From: Spudboy100@aol.com <Spudboy100@aol.com>
>I am betting that Technology -Building life is extremely rare. Not because
>they decide to polute or to huff nukes or to nano-crap on themselves. I am
>suspecting that the initial conditions that promote tool users are
>vanishingly rare. Items such as Yellow stable stars, a local sizable moon,
a
>huge gas giant to slurp up the comets and asteroids, convection and
>subduction between an early planets surface and its mantle, the right
>climate..etc. Also I contend, that 12-20 billion years is a subjective
view
>on what it takes to bring forth intense self awareness. We may be the first
>beings in the Local Group to attain this awareness. We are set ( I suspect)
>against the after-glow of creation. Flip a coin.

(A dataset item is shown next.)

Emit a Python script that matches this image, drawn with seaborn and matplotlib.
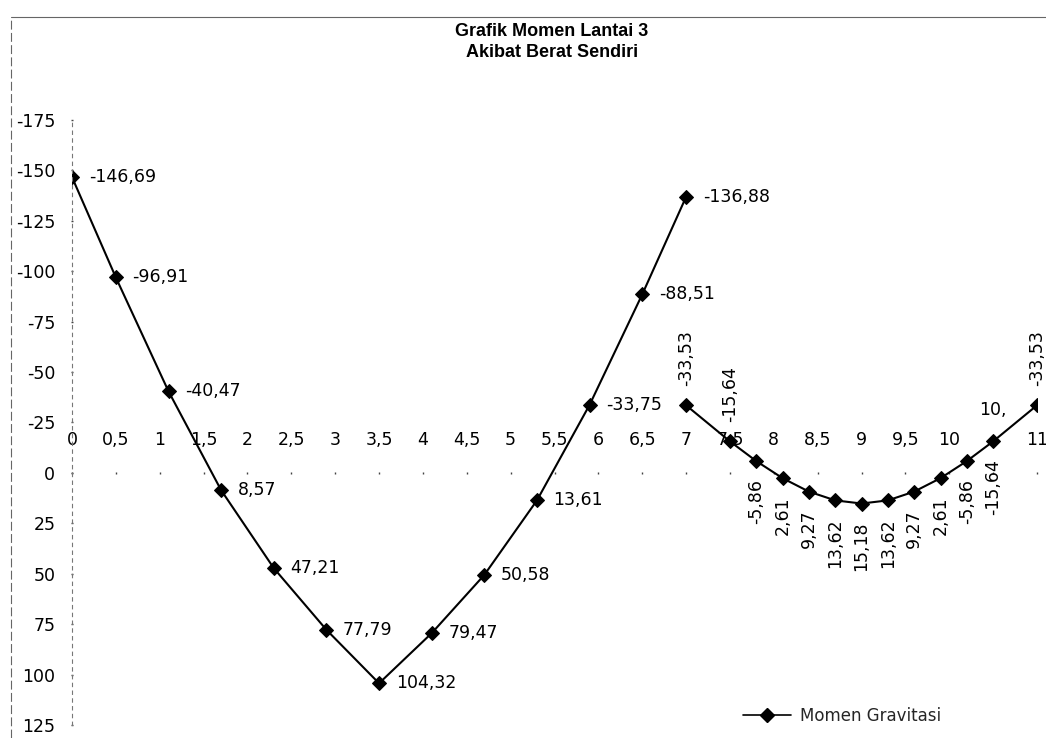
import matplotlib
matplotlib.use("Agg")
import matplotlib.pyplot as plt
from matplotlib.lines import Line2D
import pandas as pd
import seaborn as sns

# Bending moment, floor 3, self weight (kNm) along the beam (m)
x_span1 = [0.0, 0.5, 1.1, 1.7, 2.3, 2.9, 3.5, 4.1, 4.7, 5.3, 5.9, 6.5, 7.0]
m_span1 = [-146.69, -96.91, -40.47, 8.57, 47.21, 77.79, 104.32, 79.47, 50.58,
           13.61, -33.75, -88.51, -136.88]
x_span2 = [7.0, 7.5, 7.8, 8.1, 8.4, 8.7, 9.0, 9.3, 9.6, 9.9, 10.2, 10.5, 11.0]
m_span2 = [-33.53, -15.64, -5.86, 2.61, 9.27, 13.62, 15.18, 13.62, 9.27, 2.61,
           -5.86, -15.64, -33.53]

x_ticks = [0, 0.5, 1, 1.5, 2, 2.5, 3, 3.5, 4, 4.5, 5, 5.5, 6, 6.5, 7, 7.5, 8,
           8.5, 9, 9.5, 10, 10.5, 11]
x_tick_labels = ["0", "0,5", "1", "1,5", "2", "2,5", "3", "3,5", "4", "4,5",
                 "5", "5,5", "6", "6,5", "7", "7,5", "8", "8,5", "9", "9,5",
                 "10", "", "11"]
y_ticks = [-175, -150, -125, -100, -75, -50, -25, 0, 25, 50, 75, 100, 125]

series_name = "Momen Gravitasi"
title = "Grafik Momen Lantai 3\nAkibat Berat Sendiri"

sns.set_theme(style="white")
plt.rcParams["font.family"] = ["DejaVu Sans"]
plt.rcParams["axes.unicode_minus"] = False

W, H = 1046, 738
fig = plt.figure(figsize=(W / 100, H / 100), dpi=100)
fig.patch.set_facecolor("white")
ax = fig.add_axes([72 / W, 1 - 725 / H, (1037 - 72) / W, (725 - 120) / H])
ax.set_facecolor("white")

df = pd.concat([
    pd.DataFrame({"x": x_span1, "M": m_span1, "span": 1}),
    pd.DataFrame({"x": x_span2, "M": m_span2, "span": 2}),
])
sns.lineplot(data=df, x="x", y="M", units="span", estimator=None, sort=False,
             color="black", linewidth=1.5, marker="D", markersize=7.5,
             markeredgecolor="black", markerfacecolor="black", legend=False,
             ax=ax)

ax.set_xlim(0, 11)
ax.set_ylim(125, -175)
ax.set_xlabel("")
ax.set_ylabel("")

# category axis crosses the value axis at zero, labels sit above it
ax.spines["top"].set_position(("data", 0))
ax.spines["top"].set_visible(False)
ax.spines["bottom"].set_visible(False)
ax.spines["right"].set_visible(False)
ax.spines["left"].set_linestyle((0, (3, 4)))
ax.spines["left"].set_color("#777777")
ax.spines["left"].set_linewidth(0.8)

ax.xaxis.set_ticks_position("top")
ax.set_xticks(x_ticks)
ax.set_xticklabels(x_tick_labels)
ax.set_yticks(y_ticks)
ax.set_yticklabels([str(v) for v in y_ticks])
ax.tick_params(axis="x", top=True, bottom=False, labeltop=True,
               labelbottom=False, direction="inout", length=2, width=1,
               color="#444444", pad=16, labelsize=12.5, labelcolor="black")
ax.tick_params(axis="y", left=True, direction="inout", length=2, width=1,
               color="#444444", pad=11, labelsize=12.5, labelcolor="black")
ax.grid(False)


def fmt(v):
    return f"{v:.2f}".replace(".", ",")


# value labels, span 1: to the right of each point
for xv, mv in zip(x_span1, m_span1):
    ax.annotate(fmt(mv), (xv, mv), xytext=(12, 0), textcoords="offset points",
                ha="left", va="center", fontsize=12.5, color="black")

# value labels, span 2: rotated, above the end points and below the rest
above = {0, 1, len(x_span2) - 1}
for i, (xv, mv) in enumerate(zip(x_span2, m_span2)):
    if i in above:
        ax.annotate(fmt(mv), (xv, mv), xytext=(0, 14),
                    textcoords="offset points", ha="center", va="bottom",
                    rotation=90, fontsize=12.5, color="black")
    else:
        ax.annotate(fmt(mv), (xv, mv), xytext=(0, -13),
                    textcoords="offset points", ha="center", va="top",
                    rotation=90, fontsize=12.5, color="black")

ax.text(10.5, -31, "10,", ha="center", va="center", fontsize=12.5,
        color="black")

fig.text(552 / W, 1 - 42 / H, title, ha="center", va="center",
         fontsize=13, fontweight="bold", linespacing=1.25, color="black",
         family=["Liberation Sans", "DejaVu Sans"])

handle = Line2D([], [], color="black", linewidth=1.2, marker="D",
                markersize=7, markerfacecolor="black")
ax.legend(handles=[handle], labels=[series_name], loc="center left",
          bbox_to_anchor=(743 / W, 1 - 716 / H),
          bbox_transform=fig.transFigure, frameon=False, borderpad=0,
          borderaxespad=0, handlelength=2.9, handletextpad=0.5,
          prop={"size": 12})

# chart area border
fig.add_artist(Line2D([11 / W, 11 / W], [0, 1 - 17 / H],
                      transform=fig.transFigure, color="#666666",
                      linewidth=0.8, linestyle=(0, (8, 3))))
fig.add_artist(Line2D([11 / W, 1], [1 - 17 / H, 1 - 17 / H],
                      transform=fig.transFigure, color="#666666",
                      linewidth=0.8))

fig.savefig("out.png", dpi=100, facecolor="white")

Thank you for pointing out the important difference between "unique" and
"rare."
If life as we know it occurs only very rarely in the universe, that gives us
more cosmic elbow room (as implied by the rarity -- not "uniqueness" -- of
our solar system).
But if life as we know it has only occurred once in the universe (unlikely
in the hyper-extreme), that helps us immensely -- and also makes us
incredibly important extropically, since we alone must struggle against all
the forces of entropy.
But on the basis of what scientists have found necessary for life to get going, I tend to think life springs up more commonly than anthropic-minded folks would like to believe. Just as millions of seeds may only produce one or two viable organisms, so millions of seeded solar systems may only produce one or two intelligent life forms. But the universe contains billions of galaxies each containing billions of stars with planets. Consequently, millions of unrelated species and their civilizations may inhabit the universe and still never come close to bumping into each other.
I don't see that the rarity of intelligent life lowers the risk that we'll self-annihilate. The farther you look into the past, the more rare humans become. Yet ancient cultures wiped each other out at least as often than they do today.